The Blood Services Center in Hanover Township employs about 300 people and serves 21 counties in Pennsylvania and three counties in New York.
Hospital responds
SCRANTON, Pa. (AP) – Moses Taylor Hospital is suspending vacation time accrual and increasing employee health insurance costs in an effort to get back on its financial feet.
“We need to make some significant changes to ensure that Moses Taylor Hospital will see a positive financial turnaround within the next five months,” Harold E. Anderson, hospital president and chief executive, wrote in a memo to employees Tuesday.

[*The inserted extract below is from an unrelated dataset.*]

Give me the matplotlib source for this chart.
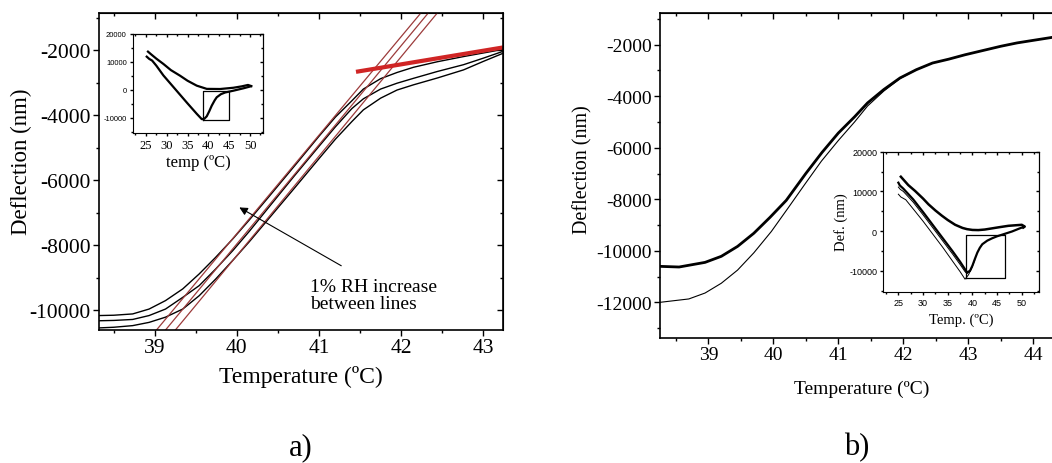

On Jan. 21, Standard & Poor’s has lowered its rating on Moses Taylor’s $40 million debt, saying that years of financial losses and continuing money troubles have left the health system with critically low levels of available cash.
Anderson said last week that the hospital would return to profitability but that money would be tight and sacrifices would be necessary.
Charges leveled
STROUDSBURG, Pa. (AP) – Monroe County prosecutors have leveled felony charges against one Poconos home builder and said they are investigating six other builders as part of a growing probe into real estate fraud in the region.
Keith Kunz, 52, the owner of Rosewood Homes in Tannersville, is the first person to be charged in the investigation, which includes charges of phantom payments and inflated down payments.
Detective Eric Kerchner, who conducted the Kunz investigation, said separate investigations of other builders were under way.
The expanding investigation required the hiring of another detective, Kerchner said.
“The majority of our files are builder-related,” he said.